Records with drawing code
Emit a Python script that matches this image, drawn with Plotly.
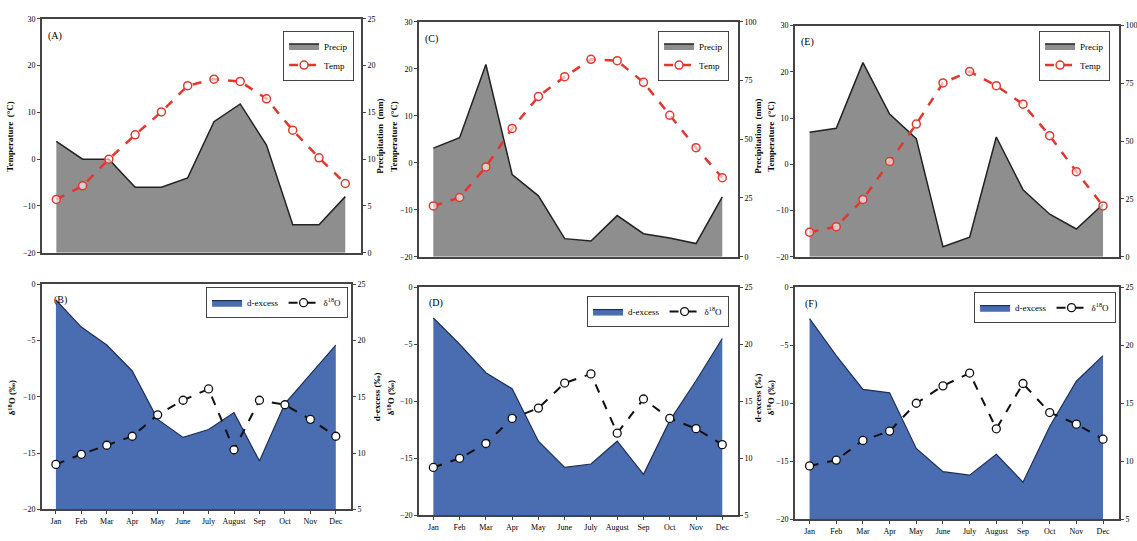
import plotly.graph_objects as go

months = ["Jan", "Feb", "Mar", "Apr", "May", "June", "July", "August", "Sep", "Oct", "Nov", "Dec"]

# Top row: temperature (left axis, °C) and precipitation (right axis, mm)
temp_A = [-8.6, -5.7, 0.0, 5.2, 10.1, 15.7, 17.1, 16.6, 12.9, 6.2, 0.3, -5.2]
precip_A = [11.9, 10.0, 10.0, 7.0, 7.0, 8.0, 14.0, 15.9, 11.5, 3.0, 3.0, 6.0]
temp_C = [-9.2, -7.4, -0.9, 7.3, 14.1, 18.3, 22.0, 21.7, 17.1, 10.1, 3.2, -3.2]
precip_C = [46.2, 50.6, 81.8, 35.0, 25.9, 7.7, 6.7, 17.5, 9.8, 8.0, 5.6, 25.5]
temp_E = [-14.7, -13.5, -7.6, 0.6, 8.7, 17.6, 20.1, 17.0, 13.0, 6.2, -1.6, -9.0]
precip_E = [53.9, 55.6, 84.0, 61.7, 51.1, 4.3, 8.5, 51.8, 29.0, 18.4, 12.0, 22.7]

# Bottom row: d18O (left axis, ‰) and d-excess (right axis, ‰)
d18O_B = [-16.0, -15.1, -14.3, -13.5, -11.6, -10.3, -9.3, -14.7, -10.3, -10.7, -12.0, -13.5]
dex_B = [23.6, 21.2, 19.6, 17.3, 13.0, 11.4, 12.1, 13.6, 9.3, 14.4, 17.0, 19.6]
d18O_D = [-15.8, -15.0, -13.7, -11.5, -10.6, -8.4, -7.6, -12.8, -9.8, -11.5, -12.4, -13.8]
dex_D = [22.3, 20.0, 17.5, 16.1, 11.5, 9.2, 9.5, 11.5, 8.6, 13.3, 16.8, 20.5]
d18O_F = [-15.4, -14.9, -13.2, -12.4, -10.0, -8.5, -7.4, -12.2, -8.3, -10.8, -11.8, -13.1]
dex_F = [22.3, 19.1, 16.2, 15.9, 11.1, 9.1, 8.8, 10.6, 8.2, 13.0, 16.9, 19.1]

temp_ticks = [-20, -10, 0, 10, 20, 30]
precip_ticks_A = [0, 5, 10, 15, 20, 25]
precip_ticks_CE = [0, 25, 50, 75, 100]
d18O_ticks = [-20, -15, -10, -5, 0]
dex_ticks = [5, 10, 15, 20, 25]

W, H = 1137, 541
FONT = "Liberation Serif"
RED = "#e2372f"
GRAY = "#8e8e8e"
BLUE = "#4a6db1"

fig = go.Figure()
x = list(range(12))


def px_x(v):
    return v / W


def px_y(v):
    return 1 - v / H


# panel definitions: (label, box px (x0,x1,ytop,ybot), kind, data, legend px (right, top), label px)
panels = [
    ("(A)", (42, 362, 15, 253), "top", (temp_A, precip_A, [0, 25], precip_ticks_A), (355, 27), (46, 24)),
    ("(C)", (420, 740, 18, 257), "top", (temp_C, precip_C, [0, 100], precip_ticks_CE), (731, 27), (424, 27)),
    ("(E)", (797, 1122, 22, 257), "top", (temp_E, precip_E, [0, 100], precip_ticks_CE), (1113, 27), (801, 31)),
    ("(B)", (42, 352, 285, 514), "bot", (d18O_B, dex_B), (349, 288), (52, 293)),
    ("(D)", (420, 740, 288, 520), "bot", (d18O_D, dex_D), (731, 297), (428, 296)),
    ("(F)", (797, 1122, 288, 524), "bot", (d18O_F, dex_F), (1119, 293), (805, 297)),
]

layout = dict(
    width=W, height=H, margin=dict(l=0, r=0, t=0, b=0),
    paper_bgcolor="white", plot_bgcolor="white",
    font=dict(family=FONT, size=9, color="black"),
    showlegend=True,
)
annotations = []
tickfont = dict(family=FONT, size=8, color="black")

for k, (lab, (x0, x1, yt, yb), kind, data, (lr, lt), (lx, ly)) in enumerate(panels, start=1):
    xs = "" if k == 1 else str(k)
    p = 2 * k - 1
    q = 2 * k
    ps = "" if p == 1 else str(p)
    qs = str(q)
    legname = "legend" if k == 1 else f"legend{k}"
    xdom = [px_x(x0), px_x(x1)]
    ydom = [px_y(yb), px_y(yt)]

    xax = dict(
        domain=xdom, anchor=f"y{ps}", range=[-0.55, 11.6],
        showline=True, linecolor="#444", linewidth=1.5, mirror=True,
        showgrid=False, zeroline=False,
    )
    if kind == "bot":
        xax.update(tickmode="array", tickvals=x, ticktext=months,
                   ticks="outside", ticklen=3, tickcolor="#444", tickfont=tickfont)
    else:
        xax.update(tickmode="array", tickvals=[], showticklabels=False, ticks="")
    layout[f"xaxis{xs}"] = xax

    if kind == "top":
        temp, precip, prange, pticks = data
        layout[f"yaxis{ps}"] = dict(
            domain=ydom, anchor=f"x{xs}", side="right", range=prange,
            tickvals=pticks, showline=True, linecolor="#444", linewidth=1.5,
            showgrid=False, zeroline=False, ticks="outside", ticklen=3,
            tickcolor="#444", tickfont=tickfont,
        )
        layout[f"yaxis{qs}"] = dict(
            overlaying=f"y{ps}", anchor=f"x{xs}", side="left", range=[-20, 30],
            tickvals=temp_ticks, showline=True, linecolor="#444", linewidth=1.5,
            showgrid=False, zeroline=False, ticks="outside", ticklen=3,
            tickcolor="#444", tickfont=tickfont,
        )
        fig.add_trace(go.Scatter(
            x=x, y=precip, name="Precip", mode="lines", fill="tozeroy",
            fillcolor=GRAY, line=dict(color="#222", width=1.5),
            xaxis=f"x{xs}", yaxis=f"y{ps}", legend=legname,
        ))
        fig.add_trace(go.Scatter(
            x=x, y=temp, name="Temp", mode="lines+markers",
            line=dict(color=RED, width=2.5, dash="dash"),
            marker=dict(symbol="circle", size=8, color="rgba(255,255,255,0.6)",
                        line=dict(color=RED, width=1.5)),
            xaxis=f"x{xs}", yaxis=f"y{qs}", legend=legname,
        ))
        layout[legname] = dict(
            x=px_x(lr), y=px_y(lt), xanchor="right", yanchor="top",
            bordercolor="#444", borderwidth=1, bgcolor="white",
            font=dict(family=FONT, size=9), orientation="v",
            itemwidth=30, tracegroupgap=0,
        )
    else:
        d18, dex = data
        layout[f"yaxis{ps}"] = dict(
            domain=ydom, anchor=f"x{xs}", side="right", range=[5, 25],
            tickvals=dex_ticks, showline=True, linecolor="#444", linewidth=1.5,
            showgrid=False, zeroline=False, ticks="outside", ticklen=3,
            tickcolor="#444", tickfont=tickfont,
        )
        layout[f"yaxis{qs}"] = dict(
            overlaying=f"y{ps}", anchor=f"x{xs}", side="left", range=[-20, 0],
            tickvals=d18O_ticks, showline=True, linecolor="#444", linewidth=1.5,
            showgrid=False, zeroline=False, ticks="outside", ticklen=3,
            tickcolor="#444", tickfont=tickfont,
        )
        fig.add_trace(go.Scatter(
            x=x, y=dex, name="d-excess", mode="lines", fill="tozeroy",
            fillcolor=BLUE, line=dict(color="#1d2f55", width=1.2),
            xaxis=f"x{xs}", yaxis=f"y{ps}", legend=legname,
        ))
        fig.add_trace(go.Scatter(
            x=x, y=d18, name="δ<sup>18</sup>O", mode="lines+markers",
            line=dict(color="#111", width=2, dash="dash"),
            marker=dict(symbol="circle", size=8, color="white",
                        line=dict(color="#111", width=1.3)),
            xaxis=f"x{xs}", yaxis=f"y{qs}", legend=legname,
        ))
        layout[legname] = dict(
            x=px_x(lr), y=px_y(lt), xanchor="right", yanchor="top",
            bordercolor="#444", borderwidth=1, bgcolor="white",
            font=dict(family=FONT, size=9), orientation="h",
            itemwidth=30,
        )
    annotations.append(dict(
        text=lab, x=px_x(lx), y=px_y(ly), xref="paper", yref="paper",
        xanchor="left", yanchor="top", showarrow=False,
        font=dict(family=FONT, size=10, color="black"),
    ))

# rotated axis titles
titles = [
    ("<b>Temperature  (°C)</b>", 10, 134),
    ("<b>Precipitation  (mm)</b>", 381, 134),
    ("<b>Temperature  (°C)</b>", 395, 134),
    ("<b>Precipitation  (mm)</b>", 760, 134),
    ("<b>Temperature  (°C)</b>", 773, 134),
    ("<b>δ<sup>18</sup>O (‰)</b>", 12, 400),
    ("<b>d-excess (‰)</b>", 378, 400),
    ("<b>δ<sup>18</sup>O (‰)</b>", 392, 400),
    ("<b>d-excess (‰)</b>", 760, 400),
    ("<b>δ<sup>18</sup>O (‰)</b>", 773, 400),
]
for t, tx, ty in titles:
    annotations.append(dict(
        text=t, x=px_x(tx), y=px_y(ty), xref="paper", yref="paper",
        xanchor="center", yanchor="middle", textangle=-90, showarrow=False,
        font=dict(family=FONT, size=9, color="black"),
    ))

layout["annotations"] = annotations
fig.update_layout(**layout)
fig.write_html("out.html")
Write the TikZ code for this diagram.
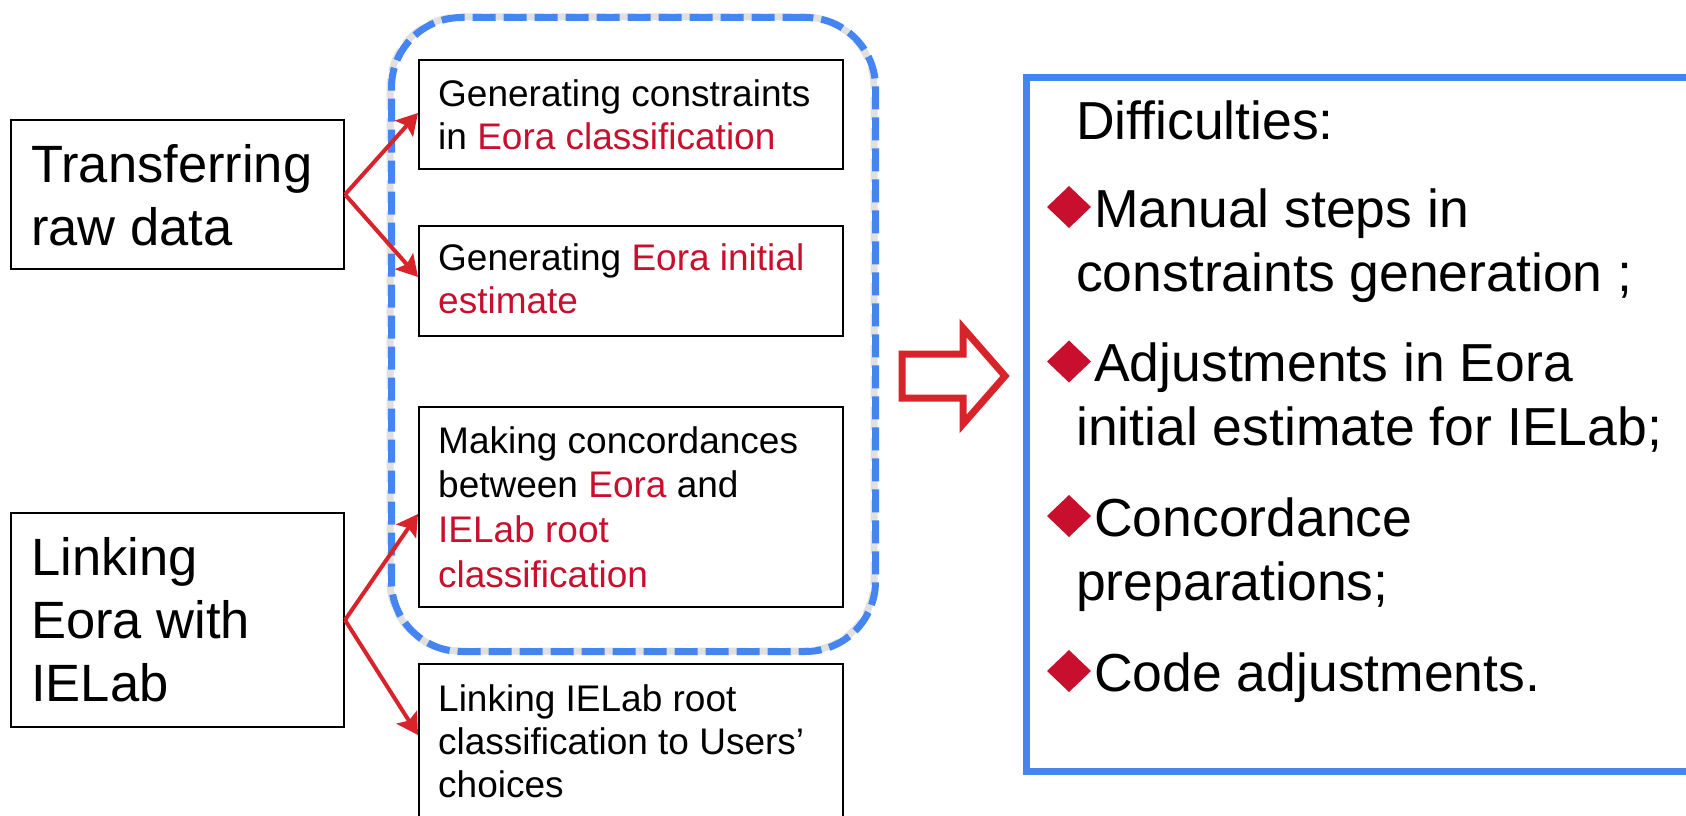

_Challenge_. From the first line of the material down to the line containing "18.4, 12.0, 22.7]", inclusive, return each line exactly, skipping any picture.

_Response to this task_.
Emit a Python script that matches this image, drawn with Plotly.
import plotly.graph_objects as go

months = ["Jan", "Feb", "Mar", "Apr", "May", "June", "July", "August", "Sep", "Oct", "Nov", "Dec"]

# Top row: temperature (left axis, °C) and precipitation (right axis, mm)
temp_A = [-8.6, -5.7, 0.0, 5.2, 10.1, 15.7, 17.1, 16.6, 12.9, 6.2, 0.3, -5.2]
precip_A = [11.9, 10.0, 10.0, 7.0, 7.0, 8.0, 14.0, 15.9, 11.5, 3.0, 3.0, 6.0]
temp_C = [-9.2, -7.4, -0.9, 7.3, 14.1, 18.3, 22.0, 21.7, 17.1, 10.1, 3.2, -3.2]
precip_C = [46.2, 50.6, 81.8, 35.0, 25.9, 7.7, 6.7, 17.5, 9.8, 8.0, 5.6, 25.5]
temp_E = [-14.7, -13.5, -7.6, 0.6, 8.7, 17.6, 20.1, 17.0, 13.0, 6.2, -1.6, -9.0]
precip_E = [53.9, 55.6, 84.0, 61.7, 51.1, 4.3, 8.5, 51.8, 29.0, 18.4, 12.0, 22.7]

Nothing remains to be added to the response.